### GIVEN PROBLEM
Extract, in full, the lines below, beginning at the first and ending with the line that contains "d, dy = 0.327, 2.5". Pictures do not belong in the copy.

───── INFORMATION SUPPLIED ─────

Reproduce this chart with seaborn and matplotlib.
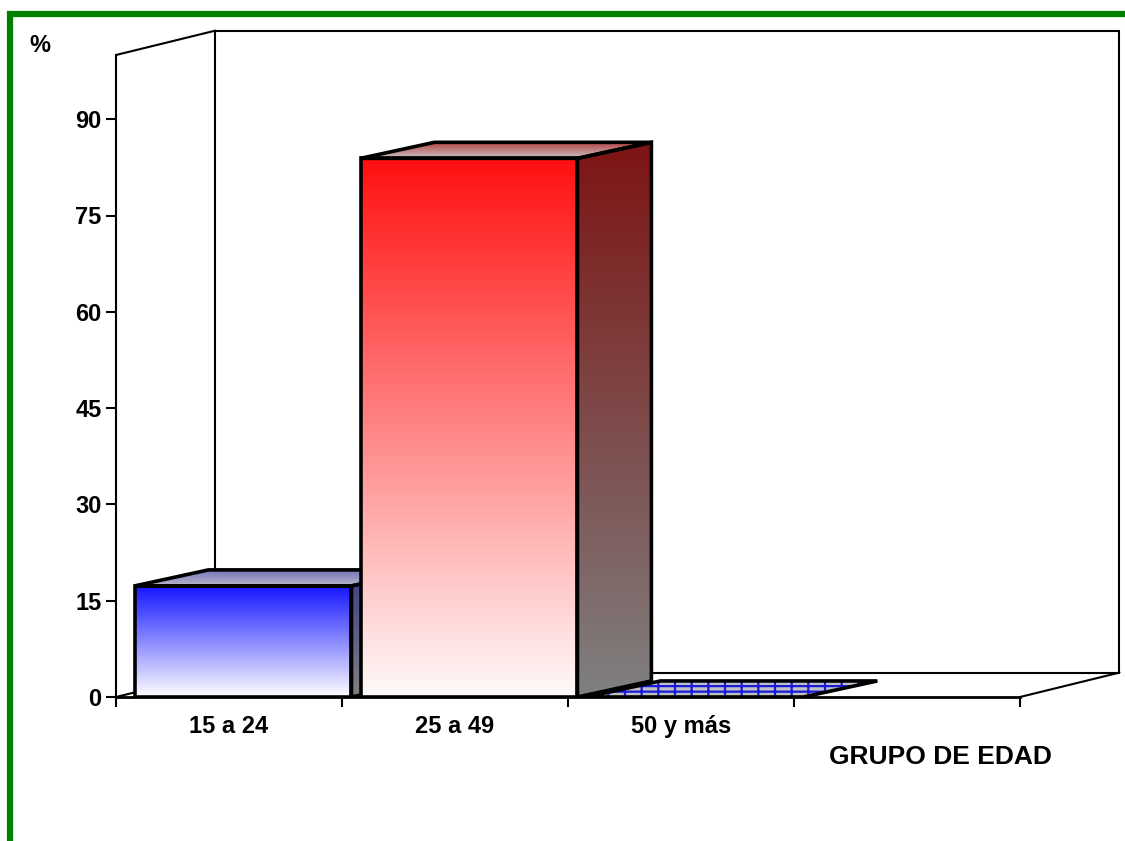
import numpy as np
import pandas as pd
import seaborn as sns
import matplotlib.pyplot as plt
from matplotlib.patches import Polygon, Rectangle
from matplotlib.colors import LinearSegmentedColormap

grupos = ['15 a 24', '25 a 49', '50 y más']
porcentaje = [17.3, 83.9, 0.0]
y_ticks = [0, 15, 30, 45, 60, 75, 90]

# colours per bar: front top/bottom, side top/bottom, top-face back/front
front_top = ['#1414ff', '#ff1010', '#c0c0c0']
front_bot = ['#ffffff', '#fffafa', '#c0c0c0']
side_top = ['#3c3c8c', '#7d1414', '#808080']
side_bot = ['#808080', '#808080', '#808080']
cap_back = ['#7070b8', '#b43c3c', '#c0c0c0']
cap_front = ['#b8b8cc', '#c8c0c0', '#c0c0c0']

sns.set_theme(style='white')
plt.rcParams['font.family'] = ['Liberation Sans', 'DejaVu Sans']
plt.rcParams['font.weight'] = 'bold'
plt.rcParams['text.color'] = 'black'
plt.rcParams['xtick.color'] = 'black'
plt.rcParams['ytick.color'] = 'black'
plt.rcParams['hatch.linewidth'] = 1.6

fig = plt.figure(figsize=(11.25, 8.41), dpi=100)
ax = fig.add_axes([116/1125, 144/841, 904/1125, 642/841])

df = pd.DataFrame({'grupo': grupos, 'pct': porcentaje})
sns.barplot(data=df, x='grupo', y='pct', width=0.96, color='white', ax=ax)

xl, xr = -0.562, 3.438
D, DY = 0.44, 3.8      # depth of the walls
d, dy = 0.327, 2.5     # depth of the bars


def gradient(verts, c_top, c_bot, z, patch=None):
    if patch is None:
        patch = Polygon(verts, closed=True, facecolor='none', edgecolor='black',
                        lw=2.6, joinstyle='miter', zorder=z + 0.1)
        ax.add_patch(patch)
    xs, ys = zip(*verts)
    if max(ys) - min(ys) <= 0:
        return patch
    cmap = LinearSegmentedColormap.from_list('g', [c_bot, c_top])
    img = ax.imshow(np.linspace(0, 1, 256).reshape(-1, 1), cmap=cmap, origin='lower',
                    extent=[min(xs), max(xs), min(ys), max(ys)], aspect='auto',
                    interpolation='bicubic', zorder=z)
    img.set_clip_path(patch)
    return patch


bars = list(ax.patches)
order = np.argsort([b.get_height() for b in bars])
for rank, i in enumerate(order):
    p = bars[i]
    z = 3 + rank * 2
    x0, w, h = p.get_x(), p.get_width(), p.get_height()
    x1 = x0 + w
    if h > 0:
        p.set_facecolor('none')
        p.set_edgecolor('black')
        p.set_linewidth(2.6)
        p.set_zorder(z + 0.1)
        gradient([(x0, 0), (x1, 0), (x1, h), (x0, h)], front_top[i], front_bot[i], z, patch=p)
        gradient([(x1, 0), (x1 + d, dy), (x1 + d, h + dy), (x1, h)], side_top[i], side_bot[i], z)
        gradient([(x0, h), (x1, h), (x1 + d, h + dy), (x0 + d, h + dy)], cap_back[i], cap_front[i], z)
    else:
        p.set_visible(False)
        cap = [(x0, h), (x1, h), (x1 + d, h + dy), (x0 + d, h + dy)]
        ax.add_patch(Polygon(cap, closed=True, facecolor=cap_front[i], edgecolor='#1a1add',
                             hatch='+--', lw=0, zorder=z))
        ax.add_patch(Polygon(cap, closed=True, facecolor='none', edgecolor='black',
                             lw=2.6, joinstyle='miter', zorder=z + 0.1))

# back walls and floor
wall = [
    [(xl, 100), (xl + D, 100 + DY)],
    [(xl, 0), (xl + D, DY)],
    [(xl + D, DY), (xl + D, 100 + DY)],
    [(xl + D, 100 + DY), (xr + D, 100 + DY)],
    [(xr + D, 100 + DY), (xr + D, DY)],
    [(xl + D, DY), (xr + D, DY)],
    [(xr, 0), (xr + D, DY)],
]
for seg in wall:
    (ax_, ay_), (bx_, by_) = seg
    ax.plot([ax_, bx_], [ay_, by_], color='black', lw=1.5, zorder=1, clip_on=False)

ax.set_xlim(xl, xr)
ax.set_ylim(0, 100)
for s in ['top', 'right']:
    ax.spines[s].set_visible(False)
ax.spines['left'].set_color('black')
ax.spines['left'].set_linewidth(1.5)
ax.spines['bottom'].set_color('black')
ax.spines['bottom'].set_linewidth(2)
ax.spines['bottom'].set_zorder(20)

ax.set_yticks(y_ticks)
ax.set_yticklabels([str(t) for t in y_ticks])
ax.set_xticks(np.arange(5) + xl, labels=[''] * 5)
ax.set_xticks(np.arange(len(grupos)) + xl + 0.5, labels=grupos, minor=True)
ax.tick_params(axis='y', left=True, length=7, width=1.5, pad=3.5, labelsize=17,
               color='black', labelcolor='black')
ax.tick_params(axis='x', which='major', bottom=True, length=7, width=1.5, color='black')
ax.tick_params(axis='x', which='minor', bottom=True, length=0, pad=13, labelsize=17,
               labelcolor='black')
for lab in ax.get_xticklabels(minor=True) + ax.get_yticklabels():
    lab.set_fontweight('bold')
ax.set_xlabel('')
ax.set_ylabel('')

fig.text(940/1125, 1 - 757/841, 'GRUPO DE EDAD', ha='center', va='center',
         fontsize=19, fontweight='bold', color='black')
fig.text(40/1125, 1 - 46/841, '%', ha='center', va='center', fontsize=17,
         fontweight='bold', color='black')

fig.patches.append(Rectangle((10/1125, -0.2), 1.3, 1.2 - 14/841, transform=fig.transFigure,
                             fill=False, edgecolor='#008000', lw=4.5))

fig.savefig('out.png', dpi=100)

─────

### WORKED SOLUTION
Reproduce this chart with seaborn and matplotlib.
import numpy as np
import pandas as pd
import seaborn as sns
import matplotlib.pyplot as plt
from matplotlib.patches import Polygon, Rectangle
from matplotlib.colors import LinearSegmentedColormap

grupos = ['15 a 24', '25 a 49', '50 y más']
porcentaje = [17.3, 83.9, 0.0]
y_ticks = [0, 15, 30, 45, 60, 75, 90]

# colours per bar: front top/bottom, side top/bottom, top-face back/front
front_top = ['#1414ff', '#ff1010', '#c0c0c0']
front_bot = ['#ffffff', '#fffafa', '#c0c0c0']
side_top = ['#3c3c8c', '#7d1414', '#808080']
side_bot = ['#808080', '#808080', '#808080']
cap_back = ['#7070b8', '#b43c3c', '#c0c0c0']
cap_front = ['#b8b8cc', '#c8c0c0', '#c0c0c0']

sns.set_theme(style='white')
plt.rcParams['font.family'] = ['Liberation Sans', 'DejaVu Sans']
plt.rcParams['font.weight'] = 'bold'
plt.rcParams['text.color'] = 'black'
plt.rcParams['xtick.color'] = 'black'
plt.rcParams['ytick.color'] = 'black'
plt.rcParams['hatch.linewidth'] = 1.6

fig = plt.figure(figsize=(11.25, 8.41), dpi=100)
ax = fig.add_axes([116/1125, 144/841, 904/1125, 642/841])

df = pd.DataFrame({'grupo': grupos, 'pct': porcentaje})
sns.barplot(data=df, x='grupo', y='pct', width=0.96, color='white', ax=ax)

xl, xr = -0.562, 3.438
D, DY = 0.44, 3.8      # depth of the walls
d, dy = 0.327, 2.5     # depth of the bars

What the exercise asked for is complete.